Il papa, all’inizio del suo dialogo in aereo, dice ancora: «Due siano i diritti fondamentali: la libertà religiosa e la libertà d’espressione. Non si può offendere e fare la guerra, uccidere in nome della propria religione, in nome di Dio. A noi ciò che succede adesso ci stupisce, ma pensiamo alla nostra storia: quante guerre di religione abbiamo avuto. Pensiamo alla notte di san Bartolomeo. Anche noi siamo stati peccatori su questo, ma non si può uccidere in nome di Dio. Questa è una aberrazione».

Il papa chiama la Chiesa a confessare continuamente i suoi peccati in ordine alla guerra di religione. Si è usato Dio per giustificare la guerra. L’Occidente cristiano ha fatto del secolo scorso il secolo della guerra e da questo deve costantemente purificarsi per non ritornare nel gorgo della violenza.

La piena confessione del peccato della Chiesa contro la guerra crea le condizioni perchè l’ebraismo e l’Islam escano dalla trappola della giustificazione dell’uccidere, che Dio ha già negato dal principio: non uccidere.

C’è un nuovo ecumenismo delle vittime, anche a Parigi. Esse sono i veri maestri per una nuova comprensione dell’ebraismo, del cristianesimo e dell’Islam, e delle loro Sacre Scritture a partire dalla pace e non dalla guerra. Da questo processo di purificazione nessuno è escluso e tutti sono coinvolti.

Un processo di purificazione esigente e coraggioso, che renda mite lo statuto dei tre grandi monoteismi, che li trasformi in mitezza e pace, ognuno riconoscendo unilateralmente i propri peccati e le proprie responsabilità in ordine alla violenza e alla guerra.

In questo processo di purificazioni, tutti siamo chiamati a uscire dal “terrorismo delle chiacchiere”, felice espressione di papa Francesco, che ferisce le religioni e il grande mistero dell’alterità che esse contengono. Non si tratta di limitare un diritto o di contrapporlo ad un altro, ma di scegliere unilateralmente il primato e la cura dell’altro, per un bene più grande, che è la vita dei piccoli, dei deboli, perché anche le parole sono pietre e possono diventare pietre, capaci di lapidare e uccidere.

Solo l’ecumenismo delle vittime può rinnovare la radice del grande albero dei monoteismi e ciascuno contribuirà a cambiare gli altri, solo a condizione di purificare costantemente se stesso.

La globalizzazione della violenza domanda di andare oltre l’ecumenismo delle diplomazie religiose o parareligiose e delle liturgie levigate, per azioni e parole costose, che disarmino i cuori di tutti e di ciascuno.

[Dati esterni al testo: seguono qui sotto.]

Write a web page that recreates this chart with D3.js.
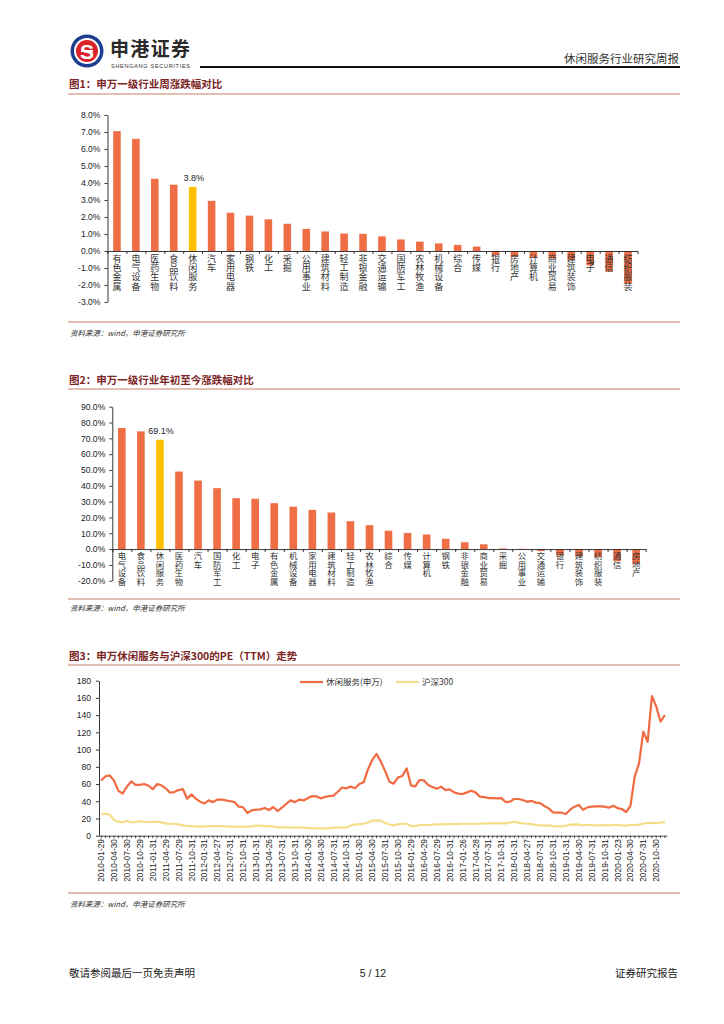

Bisogna andare oltre Assisi e questo processo deve arrivare da Gerusalemme a Gaza, a Beirut, Aleppo, Damasco, fino a Bagdad e Teheran, sulle linee della sofferenza del mondo, dove il comando di Dio si fa parola di verità dei piccoli della terra.

Essi chiedono che sia risolto il conflitto israelo/palestinese, dove anche l’ebraismo si deve far carico dei bambini di Gaza e della dignità di un popolo, e che la pace si sostituisca alla guerra tra sunniti e sciiti e che il  terrorismo islamico venga cancellato dai cuori e dai gesti dei giovani musulmani.

Ancora il papa ci indica la strada: «il migliore modo per rispondere è la mitezza, l’essere mite, umile, come il pane, senza fare aggressioni». Qui papa Francesco è oltre il paradosso del pugno e ci dice che non c’e’ alternativa a quanto sta indicando e sa bene che il pane va spezzato, va diviso, va donato. È il pane della pace, è il mistero stesso di Dio.

Infine papa Francesco riflette sulla possibilità di subire un attentato alla sua vita. La risposta straordinaria rinvia a quella di frère Christian: «Alcune volte mi sono chiesto: ma se accadesse a me? Ho soltanto chiesto al Signore la grazia che non mi faccia male, perché non sono coraggioso di fronte al dolore, sono molto timoroso».

Di nuovo un martirio nella debolezza e nella fragilità. Papa Francesco, come frère Christian, obbedisce e dona la vita, non nella forza, ma nella piccolezza, senza nascondersi e senza nascondere le proprie paure, perché lì opera sempre la misericordia e il perdono di Dio.